### PROMPT:
Search the records for "chart" and copy each line that holds it.

== == ==

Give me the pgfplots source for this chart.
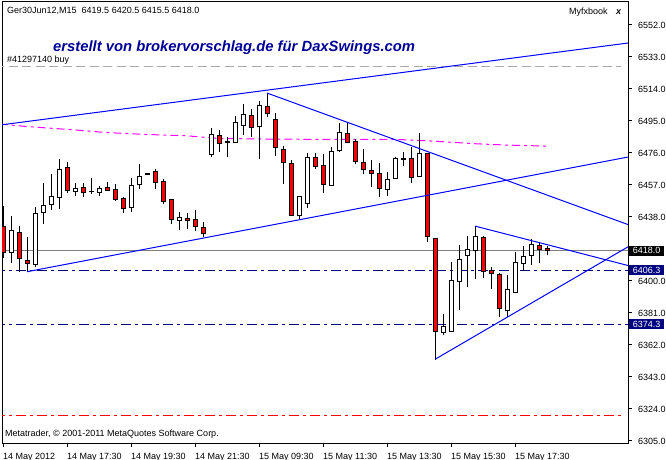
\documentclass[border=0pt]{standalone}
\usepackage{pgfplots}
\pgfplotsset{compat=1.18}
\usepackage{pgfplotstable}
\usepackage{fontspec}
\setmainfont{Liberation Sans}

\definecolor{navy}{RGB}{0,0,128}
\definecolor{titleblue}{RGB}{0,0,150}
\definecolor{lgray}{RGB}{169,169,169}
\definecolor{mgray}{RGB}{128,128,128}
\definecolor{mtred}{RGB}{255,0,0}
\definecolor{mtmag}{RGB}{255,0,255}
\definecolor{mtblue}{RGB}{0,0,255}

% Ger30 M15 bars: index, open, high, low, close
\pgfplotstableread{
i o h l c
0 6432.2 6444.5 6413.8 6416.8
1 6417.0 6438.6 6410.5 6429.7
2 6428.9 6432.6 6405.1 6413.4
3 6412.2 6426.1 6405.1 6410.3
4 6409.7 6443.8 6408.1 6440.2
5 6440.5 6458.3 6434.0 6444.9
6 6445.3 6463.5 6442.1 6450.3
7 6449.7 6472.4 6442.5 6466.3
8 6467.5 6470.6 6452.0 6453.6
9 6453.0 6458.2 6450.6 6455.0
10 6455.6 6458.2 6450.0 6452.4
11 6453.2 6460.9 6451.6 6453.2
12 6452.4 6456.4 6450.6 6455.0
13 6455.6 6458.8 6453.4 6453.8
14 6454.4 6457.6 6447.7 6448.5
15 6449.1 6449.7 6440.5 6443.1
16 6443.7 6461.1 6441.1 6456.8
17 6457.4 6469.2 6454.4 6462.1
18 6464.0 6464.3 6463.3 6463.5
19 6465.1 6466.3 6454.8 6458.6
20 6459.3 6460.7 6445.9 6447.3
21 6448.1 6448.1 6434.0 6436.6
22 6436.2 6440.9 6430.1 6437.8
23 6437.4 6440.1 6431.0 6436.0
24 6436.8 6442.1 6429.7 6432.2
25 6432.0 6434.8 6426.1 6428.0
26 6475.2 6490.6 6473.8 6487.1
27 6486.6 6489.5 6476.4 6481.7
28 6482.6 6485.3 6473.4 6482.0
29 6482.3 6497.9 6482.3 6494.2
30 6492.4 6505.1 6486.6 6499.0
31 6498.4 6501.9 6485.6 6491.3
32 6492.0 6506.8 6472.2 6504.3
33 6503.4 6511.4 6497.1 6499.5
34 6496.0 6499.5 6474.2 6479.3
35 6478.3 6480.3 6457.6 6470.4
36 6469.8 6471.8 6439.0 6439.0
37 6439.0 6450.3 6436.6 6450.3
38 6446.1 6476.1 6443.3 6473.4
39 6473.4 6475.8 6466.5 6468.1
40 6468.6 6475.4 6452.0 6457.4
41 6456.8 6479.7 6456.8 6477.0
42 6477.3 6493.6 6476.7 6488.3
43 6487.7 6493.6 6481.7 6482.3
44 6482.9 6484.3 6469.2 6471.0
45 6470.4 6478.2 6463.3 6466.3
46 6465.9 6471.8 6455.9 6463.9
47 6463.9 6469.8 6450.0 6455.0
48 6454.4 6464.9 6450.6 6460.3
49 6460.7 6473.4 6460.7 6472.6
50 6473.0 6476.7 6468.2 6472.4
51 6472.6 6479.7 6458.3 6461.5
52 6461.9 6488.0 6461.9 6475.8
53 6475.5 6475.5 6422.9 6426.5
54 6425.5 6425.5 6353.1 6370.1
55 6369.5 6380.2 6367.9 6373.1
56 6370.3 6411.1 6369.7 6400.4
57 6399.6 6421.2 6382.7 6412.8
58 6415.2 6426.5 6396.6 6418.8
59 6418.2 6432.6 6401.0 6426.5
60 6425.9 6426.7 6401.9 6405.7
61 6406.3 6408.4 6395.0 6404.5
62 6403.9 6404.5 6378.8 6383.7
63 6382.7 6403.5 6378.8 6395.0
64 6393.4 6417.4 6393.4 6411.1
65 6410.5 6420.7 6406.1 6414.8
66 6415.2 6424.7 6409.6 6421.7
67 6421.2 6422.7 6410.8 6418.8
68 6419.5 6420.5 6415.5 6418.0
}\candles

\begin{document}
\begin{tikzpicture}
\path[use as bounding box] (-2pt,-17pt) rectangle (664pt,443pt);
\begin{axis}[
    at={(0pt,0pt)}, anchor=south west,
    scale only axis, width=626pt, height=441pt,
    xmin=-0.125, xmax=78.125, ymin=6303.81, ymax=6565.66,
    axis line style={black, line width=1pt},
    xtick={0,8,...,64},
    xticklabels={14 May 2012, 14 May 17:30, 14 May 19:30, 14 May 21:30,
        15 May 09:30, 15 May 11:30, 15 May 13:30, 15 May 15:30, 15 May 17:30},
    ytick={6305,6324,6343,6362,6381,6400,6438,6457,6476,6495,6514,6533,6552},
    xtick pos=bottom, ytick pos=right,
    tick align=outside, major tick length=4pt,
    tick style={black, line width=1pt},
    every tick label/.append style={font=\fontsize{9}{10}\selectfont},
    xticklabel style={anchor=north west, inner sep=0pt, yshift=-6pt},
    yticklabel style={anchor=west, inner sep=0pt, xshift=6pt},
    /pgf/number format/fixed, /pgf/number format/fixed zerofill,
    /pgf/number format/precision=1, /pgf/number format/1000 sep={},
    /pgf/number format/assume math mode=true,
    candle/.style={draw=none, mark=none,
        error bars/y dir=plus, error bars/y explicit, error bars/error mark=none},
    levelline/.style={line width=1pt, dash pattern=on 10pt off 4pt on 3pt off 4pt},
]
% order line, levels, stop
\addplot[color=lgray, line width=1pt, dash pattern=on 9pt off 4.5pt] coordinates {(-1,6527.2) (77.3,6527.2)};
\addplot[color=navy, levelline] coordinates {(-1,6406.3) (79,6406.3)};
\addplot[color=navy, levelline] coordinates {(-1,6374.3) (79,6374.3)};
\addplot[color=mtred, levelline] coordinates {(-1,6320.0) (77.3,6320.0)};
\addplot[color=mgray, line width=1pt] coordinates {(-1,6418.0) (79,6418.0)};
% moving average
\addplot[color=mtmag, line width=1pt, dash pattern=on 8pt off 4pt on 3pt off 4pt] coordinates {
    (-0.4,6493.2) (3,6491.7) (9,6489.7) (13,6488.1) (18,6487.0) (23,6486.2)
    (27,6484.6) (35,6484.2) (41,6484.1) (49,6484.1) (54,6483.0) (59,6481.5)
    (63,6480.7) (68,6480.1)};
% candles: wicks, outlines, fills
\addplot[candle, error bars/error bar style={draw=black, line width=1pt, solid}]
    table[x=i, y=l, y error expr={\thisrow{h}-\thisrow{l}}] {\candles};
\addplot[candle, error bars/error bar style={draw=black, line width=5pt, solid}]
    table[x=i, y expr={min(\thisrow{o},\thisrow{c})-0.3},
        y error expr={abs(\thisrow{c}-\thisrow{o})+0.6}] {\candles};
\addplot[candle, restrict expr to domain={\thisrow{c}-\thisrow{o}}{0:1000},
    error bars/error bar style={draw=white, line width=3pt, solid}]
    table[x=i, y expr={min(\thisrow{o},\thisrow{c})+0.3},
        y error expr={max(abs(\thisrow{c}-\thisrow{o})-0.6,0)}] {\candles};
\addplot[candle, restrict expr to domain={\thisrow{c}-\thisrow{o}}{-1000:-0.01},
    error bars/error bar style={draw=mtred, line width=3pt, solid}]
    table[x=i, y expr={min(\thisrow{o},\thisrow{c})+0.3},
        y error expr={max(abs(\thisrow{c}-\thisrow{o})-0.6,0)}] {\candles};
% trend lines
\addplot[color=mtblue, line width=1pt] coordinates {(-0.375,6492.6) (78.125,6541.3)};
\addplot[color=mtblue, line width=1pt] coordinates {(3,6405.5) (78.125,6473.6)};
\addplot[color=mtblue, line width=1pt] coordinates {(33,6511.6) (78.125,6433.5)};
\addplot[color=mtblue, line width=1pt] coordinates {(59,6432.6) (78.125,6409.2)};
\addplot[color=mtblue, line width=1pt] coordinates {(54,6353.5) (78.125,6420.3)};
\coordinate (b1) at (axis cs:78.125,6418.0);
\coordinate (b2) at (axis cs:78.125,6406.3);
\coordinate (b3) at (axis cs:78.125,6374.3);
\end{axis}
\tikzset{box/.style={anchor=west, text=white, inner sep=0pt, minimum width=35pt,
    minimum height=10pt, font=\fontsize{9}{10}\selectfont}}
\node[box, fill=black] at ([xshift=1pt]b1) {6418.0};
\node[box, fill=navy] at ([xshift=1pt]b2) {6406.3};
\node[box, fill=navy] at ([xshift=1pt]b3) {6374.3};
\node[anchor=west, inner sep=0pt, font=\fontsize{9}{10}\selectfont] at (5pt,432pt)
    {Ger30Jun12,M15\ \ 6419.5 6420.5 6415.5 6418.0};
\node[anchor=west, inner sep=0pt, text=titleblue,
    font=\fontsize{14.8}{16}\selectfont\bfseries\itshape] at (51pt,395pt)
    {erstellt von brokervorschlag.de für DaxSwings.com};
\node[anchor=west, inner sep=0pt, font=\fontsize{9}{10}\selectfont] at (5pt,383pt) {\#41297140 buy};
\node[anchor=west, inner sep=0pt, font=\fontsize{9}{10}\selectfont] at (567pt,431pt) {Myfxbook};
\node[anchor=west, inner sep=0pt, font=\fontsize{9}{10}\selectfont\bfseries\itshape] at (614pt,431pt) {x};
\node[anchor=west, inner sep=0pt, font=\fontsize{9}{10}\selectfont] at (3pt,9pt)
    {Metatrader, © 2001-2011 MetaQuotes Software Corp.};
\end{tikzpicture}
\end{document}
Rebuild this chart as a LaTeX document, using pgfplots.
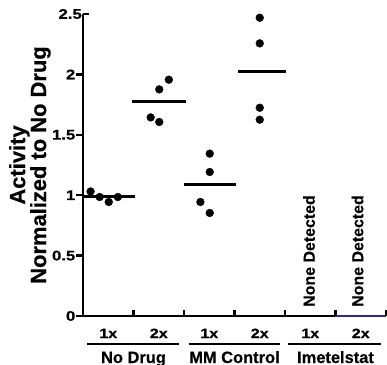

== == ==

### TASK SOLUTION:
Give me the pgfplots source for this chart.
Rebuild this chart as a LaTeX document, using pgfplots.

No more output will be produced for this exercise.